John @ 9:33, the privacy settings are not complex. You can set your status updates to be public, friends only, only me, or a custom group. Other people's status posts show the privacy level for their post. If you comment on someone else's public post your comment will be public regardless of the privacy setting you have chosen. Google + is the same way.

I agree that it's a good idea not to put anything online that you wouldn't want the world to see.

Alex said...

Facebook crunches numbers like this all the time, and it doesn't put your data any more at risk than posting it to FB in the first place.

Wrong. My private data is private and should not even be fodder for analytics. But then again I know Google is data mining my emails to tailor ads so there it goes.

netmarcos said...

As has been mentioned before, if you are not paying for it, you are not the customer - you are the product.

WV: confi: Why are you confident that your private data will be protected online by those who profit from selling your data?

Revenant said...

I wonder why possessed Facebook to agree to such a thing?

chuck b. said...

"I thought it would be fun to get people to post about a different GOP candidate each weekday..."

So your plan is to draw attention to yourself as an outlier? :)

Mary Beth said...

My plan, if I weren't too lazy to try to organize it and could get enough people to participate, would be to make Politico wonder what was making each candidate have a spike each day.

raf said...

I wonder why possessed Facebook to agree to such a thing?

I imagine they get paid. Selling data is one of their businesses.

Nate Whilk said...

Curious George said
"Barack Obama sucks balls"

Lather rinse repeat


If you want to screw up their statistics, you should really be saying the opposite of your actual opinion.

MadisonMan said...

My plan, if I weren't too lazy to try to organize it and could get enough people to participate, would be to make Politico wonder what was making each candidate have a spike each day.

It seems to me that a candidate could figure out how to rig things in his or her favor. Trending is important.

Scott M said...

My plan, if I weren't too lazy to try to organize it and could get enough people to participate, would be to make Politico wonder what was making each candidate have a spike each day.

Wasn't that Gary Hart's problem, and later, Clinton's?

lol WV - "colytis" bestiality with a particular breed of dog.

Rosalyn C. said...

Charlie Rose interviews Mark Zuckerberg and Sheryl Sandberg, COO -- a very interesting interview (Nov., 2011).
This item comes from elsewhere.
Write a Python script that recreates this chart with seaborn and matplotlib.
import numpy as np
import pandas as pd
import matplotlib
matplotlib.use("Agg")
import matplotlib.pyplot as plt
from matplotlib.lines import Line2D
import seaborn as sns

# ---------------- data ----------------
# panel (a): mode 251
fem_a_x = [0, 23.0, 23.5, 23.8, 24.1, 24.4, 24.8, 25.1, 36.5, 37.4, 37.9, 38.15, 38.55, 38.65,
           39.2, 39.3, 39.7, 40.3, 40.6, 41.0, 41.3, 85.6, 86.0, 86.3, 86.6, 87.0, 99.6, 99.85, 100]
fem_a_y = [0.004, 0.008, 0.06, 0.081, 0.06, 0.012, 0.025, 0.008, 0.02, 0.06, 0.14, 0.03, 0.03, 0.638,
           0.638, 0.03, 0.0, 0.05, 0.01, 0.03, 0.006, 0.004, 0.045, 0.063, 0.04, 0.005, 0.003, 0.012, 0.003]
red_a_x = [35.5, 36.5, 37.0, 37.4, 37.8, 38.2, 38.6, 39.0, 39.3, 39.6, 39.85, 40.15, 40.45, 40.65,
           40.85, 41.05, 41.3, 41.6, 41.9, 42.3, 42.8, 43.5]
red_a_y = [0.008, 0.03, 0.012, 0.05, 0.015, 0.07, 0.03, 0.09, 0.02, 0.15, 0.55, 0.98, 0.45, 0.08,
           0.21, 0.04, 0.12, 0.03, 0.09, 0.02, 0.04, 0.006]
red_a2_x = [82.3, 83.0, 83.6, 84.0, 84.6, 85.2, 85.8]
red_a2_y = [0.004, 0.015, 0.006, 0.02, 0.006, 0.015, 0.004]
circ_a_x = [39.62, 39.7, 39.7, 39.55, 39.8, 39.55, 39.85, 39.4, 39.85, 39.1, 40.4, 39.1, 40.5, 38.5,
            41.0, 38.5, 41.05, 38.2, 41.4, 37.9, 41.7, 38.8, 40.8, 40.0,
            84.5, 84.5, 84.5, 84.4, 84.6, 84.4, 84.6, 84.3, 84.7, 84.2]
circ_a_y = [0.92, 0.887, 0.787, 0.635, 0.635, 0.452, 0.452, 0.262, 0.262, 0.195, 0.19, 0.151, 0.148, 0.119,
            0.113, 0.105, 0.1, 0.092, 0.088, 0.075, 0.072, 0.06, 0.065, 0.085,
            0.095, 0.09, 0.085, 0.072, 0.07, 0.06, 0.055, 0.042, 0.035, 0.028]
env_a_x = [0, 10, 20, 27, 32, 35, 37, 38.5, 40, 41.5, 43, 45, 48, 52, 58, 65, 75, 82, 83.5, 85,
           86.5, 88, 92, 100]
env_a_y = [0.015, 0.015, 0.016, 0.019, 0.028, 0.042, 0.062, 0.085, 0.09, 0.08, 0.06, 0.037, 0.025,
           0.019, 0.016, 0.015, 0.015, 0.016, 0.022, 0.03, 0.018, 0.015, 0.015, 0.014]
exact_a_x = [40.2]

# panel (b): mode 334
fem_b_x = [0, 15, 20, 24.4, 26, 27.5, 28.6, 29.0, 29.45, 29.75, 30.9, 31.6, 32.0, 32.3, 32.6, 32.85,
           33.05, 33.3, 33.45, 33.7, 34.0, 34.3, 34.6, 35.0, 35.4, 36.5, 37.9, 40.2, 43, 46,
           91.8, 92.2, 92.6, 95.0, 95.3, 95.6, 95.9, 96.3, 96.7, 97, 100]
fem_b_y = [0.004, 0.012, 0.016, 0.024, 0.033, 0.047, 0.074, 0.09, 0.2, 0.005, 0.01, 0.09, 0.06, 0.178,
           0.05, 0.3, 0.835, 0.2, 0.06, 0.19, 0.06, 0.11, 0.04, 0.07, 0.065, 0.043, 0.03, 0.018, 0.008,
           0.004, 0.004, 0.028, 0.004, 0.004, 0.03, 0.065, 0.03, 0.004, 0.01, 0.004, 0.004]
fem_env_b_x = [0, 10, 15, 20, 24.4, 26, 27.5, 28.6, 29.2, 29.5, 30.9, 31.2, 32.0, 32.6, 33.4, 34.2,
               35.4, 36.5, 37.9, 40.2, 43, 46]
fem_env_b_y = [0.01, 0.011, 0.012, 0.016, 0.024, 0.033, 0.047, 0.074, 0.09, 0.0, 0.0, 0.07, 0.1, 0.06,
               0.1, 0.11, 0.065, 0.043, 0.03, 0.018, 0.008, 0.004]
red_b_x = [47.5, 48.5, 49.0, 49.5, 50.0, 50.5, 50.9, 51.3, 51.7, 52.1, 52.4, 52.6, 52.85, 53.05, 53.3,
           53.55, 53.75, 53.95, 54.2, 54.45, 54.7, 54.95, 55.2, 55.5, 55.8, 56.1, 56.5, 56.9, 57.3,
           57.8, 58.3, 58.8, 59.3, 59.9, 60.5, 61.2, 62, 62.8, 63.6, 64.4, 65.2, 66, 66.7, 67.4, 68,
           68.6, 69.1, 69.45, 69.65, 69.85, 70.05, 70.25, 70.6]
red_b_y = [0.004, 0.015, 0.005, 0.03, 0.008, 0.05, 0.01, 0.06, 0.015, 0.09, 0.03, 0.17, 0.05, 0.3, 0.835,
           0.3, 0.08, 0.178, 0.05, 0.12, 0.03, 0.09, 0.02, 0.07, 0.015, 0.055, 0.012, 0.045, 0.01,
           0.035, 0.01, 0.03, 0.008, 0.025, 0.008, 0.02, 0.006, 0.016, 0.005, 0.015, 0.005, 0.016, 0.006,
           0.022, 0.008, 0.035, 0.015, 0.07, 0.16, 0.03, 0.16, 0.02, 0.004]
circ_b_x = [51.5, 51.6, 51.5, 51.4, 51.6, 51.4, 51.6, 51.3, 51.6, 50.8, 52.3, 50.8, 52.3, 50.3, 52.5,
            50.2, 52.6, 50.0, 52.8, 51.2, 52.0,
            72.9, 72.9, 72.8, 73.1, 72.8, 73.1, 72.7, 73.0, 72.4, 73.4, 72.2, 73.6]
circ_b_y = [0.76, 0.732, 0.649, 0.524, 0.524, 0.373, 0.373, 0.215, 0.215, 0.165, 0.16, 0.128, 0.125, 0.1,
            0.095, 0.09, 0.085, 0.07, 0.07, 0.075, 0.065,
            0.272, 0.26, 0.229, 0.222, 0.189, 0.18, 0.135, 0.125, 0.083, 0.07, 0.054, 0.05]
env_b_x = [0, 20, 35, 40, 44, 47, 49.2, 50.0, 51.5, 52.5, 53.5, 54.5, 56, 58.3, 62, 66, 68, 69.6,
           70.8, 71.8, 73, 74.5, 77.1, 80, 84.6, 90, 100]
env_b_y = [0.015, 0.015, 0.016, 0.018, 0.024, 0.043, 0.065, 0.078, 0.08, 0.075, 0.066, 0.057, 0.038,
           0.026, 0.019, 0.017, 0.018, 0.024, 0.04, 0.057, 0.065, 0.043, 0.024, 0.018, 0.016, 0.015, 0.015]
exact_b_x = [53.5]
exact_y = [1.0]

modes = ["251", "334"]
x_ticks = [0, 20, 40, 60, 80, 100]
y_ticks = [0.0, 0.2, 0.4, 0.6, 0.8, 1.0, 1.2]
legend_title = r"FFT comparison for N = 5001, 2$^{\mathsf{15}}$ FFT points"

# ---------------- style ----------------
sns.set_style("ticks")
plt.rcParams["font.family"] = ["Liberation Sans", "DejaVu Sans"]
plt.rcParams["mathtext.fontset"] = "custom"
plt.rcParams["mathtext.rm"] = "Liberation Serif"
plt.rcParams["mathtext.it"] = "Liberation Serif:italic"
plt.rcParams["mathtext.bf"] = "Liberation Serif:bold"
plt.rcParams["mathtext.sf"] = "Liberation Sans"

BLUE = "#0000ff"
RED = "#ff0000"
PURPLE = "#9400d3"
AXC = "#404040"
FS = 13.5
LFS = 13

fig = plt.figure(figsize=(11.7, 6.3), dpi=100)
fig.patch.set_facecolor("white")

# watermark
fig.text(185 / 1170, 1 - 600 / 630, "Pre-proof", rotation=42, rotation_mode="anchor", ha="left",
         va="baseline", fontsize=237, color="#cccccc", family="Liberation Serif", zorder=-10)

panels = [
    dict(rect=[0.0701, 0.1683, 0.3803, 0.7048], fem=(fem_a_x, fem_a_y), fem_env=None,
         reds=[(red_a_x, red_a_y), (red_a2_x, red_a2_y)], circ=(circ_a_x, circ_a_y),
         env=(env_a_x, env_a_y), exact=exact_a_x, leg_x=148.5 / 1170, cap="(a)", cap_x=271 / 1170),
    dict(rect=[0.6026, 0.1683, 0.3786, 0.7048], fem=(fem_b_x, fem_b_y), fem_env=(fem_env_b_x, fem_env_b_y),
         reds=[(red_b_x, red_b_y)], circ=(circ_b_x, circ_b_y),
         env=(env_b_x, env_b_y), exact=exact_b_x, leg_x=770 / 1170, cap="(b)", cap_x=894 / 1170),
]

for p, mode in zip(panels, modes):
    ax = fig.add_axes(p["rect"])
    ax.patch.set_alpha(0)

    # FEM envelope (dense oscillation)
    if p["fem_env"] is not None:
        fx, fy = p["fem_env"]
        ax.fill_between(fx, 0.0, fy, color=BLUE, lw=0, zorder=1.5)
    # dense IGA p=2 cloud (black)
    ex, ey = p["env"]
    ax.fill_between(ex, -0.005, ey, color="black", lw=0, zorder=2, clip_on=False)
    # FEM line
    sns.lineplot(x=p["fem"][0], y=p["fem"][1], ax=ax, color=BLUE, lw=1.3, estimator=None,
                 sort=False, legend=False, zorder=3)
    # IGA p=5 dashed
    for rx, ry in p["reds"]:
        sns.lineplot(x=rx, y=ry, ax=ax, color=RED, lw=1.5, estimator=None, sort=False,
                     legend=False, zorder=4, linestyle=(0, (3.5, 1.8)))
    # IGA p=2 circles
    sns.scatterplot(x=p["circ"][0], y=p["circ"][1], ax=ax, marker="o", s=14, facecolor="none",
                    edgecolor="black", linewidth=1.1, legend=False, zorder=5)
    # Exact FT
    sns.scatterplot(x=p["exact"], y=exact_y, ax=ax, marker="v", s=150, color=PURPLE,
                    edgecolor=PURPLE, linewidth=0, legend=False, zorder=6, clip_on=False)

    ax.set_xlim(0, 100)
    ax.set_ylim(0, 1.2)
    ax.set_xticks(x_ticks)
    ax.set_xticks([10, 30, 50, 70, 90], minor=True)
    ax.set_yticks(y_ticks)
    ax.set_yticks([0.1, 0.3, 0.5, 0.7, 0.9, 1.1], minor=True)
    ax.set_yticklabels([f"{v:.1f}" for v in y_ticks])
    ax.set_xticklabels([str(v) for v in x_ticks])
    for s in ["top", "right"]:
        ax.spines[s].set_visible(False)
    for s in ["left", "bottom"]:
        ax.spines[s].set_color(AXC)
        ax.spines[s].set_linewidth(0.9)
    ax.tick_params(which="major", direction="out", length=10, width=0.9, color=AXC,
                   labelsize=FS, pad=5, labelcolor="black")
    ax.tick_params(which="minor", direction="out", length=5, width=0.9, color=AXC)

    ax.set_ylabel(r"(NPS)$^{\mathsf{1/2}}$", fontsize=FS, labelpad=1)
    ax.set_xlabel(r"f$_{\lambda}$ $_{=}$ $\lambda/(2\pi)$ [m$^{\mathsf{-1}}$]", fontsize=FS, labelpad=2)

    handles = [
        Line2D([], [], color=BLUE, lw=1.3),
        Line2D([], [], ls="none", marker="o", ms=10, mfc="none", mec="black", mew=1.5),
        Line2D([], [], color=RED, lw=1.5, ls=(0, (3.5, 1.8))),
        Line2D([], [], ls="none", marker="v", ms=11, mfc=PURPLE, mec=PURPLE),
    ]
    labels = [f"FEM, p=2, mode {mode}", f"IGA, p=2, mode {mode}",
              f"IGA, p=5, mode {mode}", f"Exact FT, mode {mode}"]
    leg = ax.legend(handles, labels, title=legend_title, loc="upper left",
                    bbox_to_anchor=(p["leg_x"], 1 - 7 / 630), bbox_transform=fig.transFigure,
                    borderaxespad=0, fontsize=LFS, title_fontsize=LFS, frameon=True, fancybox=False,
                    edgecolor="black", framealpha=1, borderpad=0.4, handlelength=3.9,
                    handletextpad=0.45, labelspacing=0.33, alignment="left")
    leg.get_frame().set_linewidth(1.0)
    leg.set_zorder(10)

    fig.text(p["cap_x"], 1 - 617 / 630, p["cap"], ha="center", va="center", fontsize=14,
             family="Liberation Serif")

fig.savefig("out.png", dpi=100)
Their vision of the future of facebook.

Rosalyn C. said...

http://www.charlierose.com/view/interview/11987

"Facebook, making the world more open and connected"
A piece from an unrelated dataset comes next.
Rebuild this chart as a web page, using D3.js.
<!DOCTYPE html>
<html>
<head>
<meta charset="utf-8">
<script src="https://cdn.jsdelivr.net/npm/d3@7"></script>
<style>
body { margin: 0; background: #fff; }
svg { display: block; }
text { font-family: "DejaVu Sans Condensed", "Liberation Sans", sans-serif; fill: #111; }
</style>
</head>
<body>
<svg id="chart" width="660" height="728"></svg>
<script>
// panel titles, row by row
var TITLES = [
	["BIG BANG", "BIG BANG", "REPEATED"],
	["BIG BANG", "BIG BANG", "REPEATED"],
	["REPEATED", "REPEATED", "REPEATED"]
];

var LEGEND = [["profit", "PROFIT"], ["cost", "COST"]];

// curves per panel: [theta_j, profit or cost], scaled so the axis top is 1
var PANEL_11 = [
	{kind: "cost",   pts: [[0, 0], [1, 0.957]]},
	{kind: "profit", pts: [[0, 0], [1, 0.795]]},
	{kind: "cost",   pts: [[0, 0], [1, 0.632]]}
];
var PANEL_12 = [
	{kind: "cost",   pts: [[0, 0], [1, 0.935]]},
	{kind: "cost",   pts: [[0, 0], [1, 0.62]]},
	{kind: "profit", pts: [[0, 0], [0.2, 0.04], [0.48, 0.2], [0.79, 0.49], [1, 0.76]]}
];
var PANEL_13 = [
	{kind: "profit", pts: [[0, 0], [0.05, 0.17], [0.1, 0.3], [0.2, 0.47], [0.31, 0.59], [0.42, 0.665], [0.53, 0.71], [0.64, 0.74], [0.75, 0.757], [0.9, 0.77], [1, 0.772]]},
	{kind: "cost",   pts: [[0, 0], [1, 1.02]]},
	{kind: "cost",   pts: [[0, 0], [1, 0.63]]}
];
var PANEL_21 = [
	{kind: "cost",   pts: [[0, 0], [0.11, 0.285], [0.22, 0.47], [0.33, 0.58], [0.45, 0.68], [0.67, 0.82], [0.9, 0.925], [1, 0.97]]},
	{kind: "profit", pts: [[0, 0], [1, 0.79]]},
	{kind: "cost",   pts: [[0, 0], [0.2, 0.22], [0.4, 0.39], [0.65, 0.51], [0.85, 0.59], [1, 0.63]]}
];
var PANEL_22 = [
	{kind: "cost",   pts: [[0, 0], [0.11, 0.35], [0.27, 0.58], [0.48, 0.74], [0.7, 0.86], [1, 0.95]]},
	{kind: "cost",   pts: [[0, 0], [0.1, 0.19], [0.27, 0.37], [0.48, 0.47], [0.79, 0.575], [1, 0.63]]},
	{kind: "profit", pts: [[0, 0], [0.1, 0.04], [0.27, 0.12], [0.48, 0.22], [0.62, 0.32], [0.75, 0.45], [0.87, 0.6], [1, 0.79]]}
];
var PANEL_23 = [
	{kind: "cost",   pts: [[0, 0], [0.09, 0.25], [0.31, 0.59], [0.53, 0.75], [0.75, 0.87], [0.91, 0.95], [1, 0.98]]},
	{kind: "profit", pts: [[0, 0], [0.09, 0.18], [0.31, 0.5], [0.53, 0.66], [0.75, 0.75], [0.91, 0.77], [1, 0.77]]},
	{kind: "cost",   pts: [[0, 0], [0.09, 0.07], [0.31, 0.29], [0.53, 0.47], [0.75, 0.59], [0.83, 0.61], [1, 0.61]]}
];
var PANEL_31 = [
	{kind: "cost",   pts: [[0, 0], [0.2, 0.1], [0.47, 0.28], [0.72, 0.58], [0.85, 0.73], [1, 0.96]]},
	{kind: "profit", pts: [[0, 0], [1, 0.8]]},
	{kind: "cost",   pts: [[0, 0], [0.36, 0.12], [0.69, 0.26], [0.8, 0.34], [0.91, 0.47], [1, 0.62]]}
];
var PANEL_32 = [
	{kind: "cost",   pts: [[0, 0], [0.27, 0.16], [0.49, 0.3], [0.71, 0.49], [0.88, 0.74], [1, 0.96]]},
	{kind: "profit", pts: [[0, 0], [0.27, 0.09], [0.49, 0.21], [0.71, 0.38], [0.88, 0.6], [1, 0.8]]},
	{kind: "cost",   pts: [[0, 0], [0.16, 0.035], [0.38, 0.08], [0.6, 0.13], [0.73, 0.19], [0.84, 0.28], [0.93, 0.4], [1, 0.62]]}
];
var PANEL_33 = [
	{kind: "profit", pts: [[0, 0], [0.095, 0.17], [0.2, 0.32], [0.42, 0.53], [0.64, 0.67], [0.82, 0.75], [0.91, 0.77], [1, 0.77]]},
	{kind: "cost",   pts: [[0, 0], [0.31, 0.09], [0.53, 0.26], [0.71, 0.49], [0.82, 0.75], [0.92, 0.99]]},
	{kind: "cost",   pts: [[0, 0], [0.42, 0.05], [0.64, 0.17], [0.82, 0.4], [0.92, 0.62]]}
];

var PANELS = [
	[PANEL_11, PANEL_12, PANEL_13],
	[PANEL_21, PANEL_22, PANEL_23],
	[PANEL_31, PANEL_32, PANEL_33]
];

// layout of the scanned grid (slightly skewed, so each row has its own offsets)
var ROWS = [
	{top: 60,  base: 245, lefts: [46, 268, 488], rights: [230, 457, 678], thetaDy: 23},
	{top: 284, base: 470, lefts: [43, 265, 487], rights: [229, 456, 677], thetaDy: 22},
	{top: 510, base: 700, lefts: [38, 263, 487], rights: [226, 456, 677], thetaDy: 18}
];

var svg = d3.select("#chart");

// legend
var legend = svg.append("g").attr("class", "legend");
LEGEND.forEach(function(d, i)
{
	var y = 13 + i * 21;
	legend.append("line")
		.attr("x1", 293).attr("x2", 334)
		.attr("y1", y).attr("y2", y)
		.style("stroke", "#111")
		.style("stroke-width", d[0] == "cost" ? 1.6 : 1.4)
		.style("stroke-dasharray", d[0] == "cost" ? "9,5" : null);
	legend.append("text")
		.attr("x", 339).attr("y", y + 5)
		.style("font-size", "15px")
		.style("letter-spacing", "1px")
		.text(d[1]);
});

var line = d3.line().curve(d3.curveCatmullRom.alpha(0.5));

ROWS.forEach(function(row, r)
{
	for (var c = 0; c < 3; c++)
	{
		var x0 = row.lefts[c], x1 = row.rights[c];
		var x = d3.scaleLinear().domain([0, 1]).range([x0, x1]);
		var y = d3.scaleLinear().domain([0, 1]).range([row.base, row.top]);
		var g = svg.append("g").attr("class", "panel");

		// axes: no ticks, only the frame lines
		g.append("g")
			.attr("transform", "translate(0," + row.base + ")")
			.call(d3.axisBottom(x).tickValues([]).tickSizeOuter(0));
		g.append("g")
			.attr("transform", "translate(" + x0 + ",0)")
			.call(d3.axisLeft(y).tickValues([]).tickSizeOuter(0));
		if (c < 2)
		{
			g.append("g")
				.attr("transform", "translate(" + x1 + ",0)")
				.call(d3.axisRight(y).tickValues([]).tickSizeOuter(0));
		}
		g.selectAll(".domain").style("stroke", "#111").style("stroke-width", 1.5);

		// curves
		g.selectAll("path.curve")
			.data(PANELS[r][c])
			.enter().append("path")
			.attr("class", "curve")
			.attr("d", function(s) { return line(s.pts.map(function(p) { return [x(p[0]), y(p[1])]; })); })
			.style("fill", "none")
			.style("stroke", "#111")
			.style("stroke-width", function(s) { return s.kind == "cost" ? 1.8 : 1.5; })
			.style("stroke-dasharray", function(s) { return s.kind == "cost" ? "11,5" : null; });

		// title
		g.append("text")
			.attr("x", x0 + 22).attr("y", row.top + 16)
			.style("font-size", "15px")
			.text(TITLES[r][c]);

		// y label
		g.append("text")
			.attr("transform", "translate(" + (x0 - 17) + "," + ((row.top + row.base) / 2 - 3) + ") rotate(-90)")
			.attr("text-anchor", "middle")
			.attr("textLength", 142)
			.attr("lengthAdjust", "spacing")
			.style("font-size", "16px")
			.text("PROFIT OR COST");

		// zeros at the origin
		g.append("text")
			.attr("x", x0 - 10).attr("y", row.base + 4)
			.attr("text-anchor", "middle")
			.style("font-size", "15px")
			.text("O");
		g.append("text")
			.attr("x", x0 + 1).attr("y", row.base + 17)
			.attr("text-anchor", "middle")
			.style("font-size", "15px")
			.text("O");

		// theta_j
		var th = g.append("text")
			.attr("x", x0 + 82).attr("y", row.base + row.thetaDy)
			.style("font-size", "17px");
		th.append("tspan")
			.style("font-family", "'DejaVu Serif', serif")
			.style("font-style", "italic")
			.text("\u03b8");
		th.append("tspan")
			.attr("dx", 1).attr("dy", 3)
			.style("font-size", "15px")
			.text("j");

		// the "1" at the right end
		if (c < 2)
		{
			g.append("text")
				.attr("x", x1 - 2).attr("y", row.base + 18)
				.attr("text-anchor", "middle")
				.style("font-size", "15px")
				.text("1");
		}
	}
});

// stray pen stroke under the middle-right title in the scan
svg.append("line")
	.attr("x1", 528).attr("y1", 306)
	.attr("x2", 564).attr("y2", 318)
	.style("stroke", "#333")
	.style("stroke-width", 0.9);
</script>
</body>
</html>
Ready or not, here we come.

"... every single service you use is going to be better with your friends, because you can tap into your friends..."

John henry said...

Alex mentioned that Google is datamining his mail.

yup.

And that is why I do not use gmail. I use good old regular email. I pay Web.com to host it for me. That way I am their customer, not their product.

And, to the one who asked, yes, I do know what I am talking about. Google, Facebook, you, me, everyone fiddles for the one who pays the piper.
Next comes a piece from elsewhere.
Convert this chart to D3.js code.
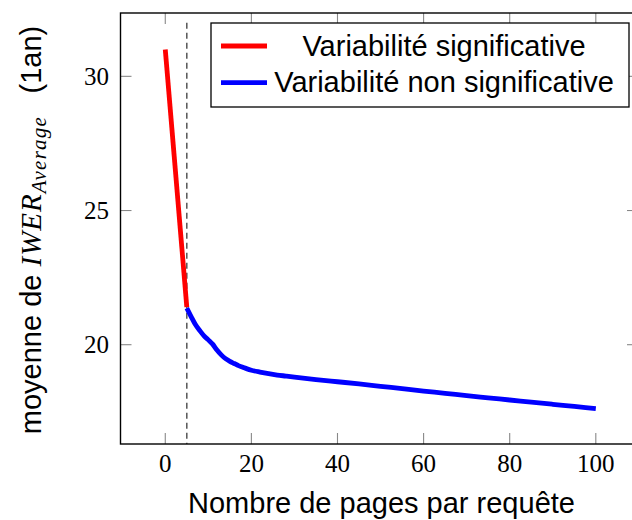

I pay Web.com. I expect certain things from them and since 1996 have not been disappointed. They provide the service I pay for and do what I tell them.

Somebody else pays Facebook, Google et al. They are the customers. They are the ones Google et al has to please. Not you. All they have to do is deliver you.

For the one who wanted to stay in touch and thought Facebook was the only way: What about mail lists?

I've been using them since 1997 or so. I have probably set up 50 or so. Sometimes temporary such as for a class or a writing project. Others are open ended such as my NIOT list which now has 60,000+ notes in it.

What can you do on Facebook that can't be done with lists? And with more control over your data and info.

If you use Facebook, or Gmail etc you deserve whatever happens. You are not their customer. They don't have to please you. As long as you stay, they couldn't care less whether you are happy or not.

John Henry

wyo sis said...

I mention candidates I don't like far more than the ones I do. Just a service I provide.
So will that enhance the status of the ones I don't like just because of a mention?
This is high quality BS, but it's still BS.